Confidential computing represents a security approach that safeguards data while it is actively being processed, addressing a weakness left by traditional models that primarily secure data at rest and in transit. By establishing hardware-isolated execution zones, secure enclaves bridge this gap, ensuring that both code and data remain encrypted in memory and shielded from the operating system, hypervisors, and any other applications.
Secure enclaves serve as the core mechanism enabling confidential computing, using hardware-based functions that form a trusted execution environment, validate integrity through cryptographic attestation, and limit access even to privileged system elements.

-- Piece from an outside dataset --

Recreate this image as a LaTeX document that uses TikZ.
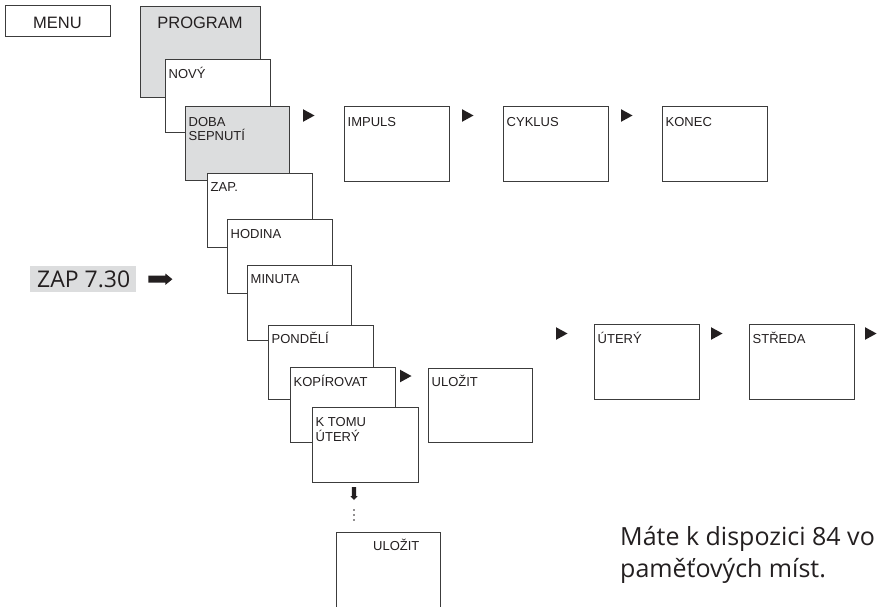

Main Factors Fueling Adoption
Organizations have been turning to confidential computing as mounting technical, regulatory, and commercial demands converge.
- Rising data sensitivity: Financial documentation, healthcare information, and proprietary algorithmic assets increasingly call for safeguards that surpass conventional perimeter-based defenses.
- Cloud migration: Organizations aim to operate within shared cloud environments while keeping confidential workloads shielded from cloud providers and neighboring tenants.
- Regulatory compliance: Data protection statutes and industry‑focused mandates require more rigorous controls during data handling and computation.
- Zero trust strategies: Confidential computing supports the doctrine of avoiding implicit trust, even within an organization’s own infrastructure.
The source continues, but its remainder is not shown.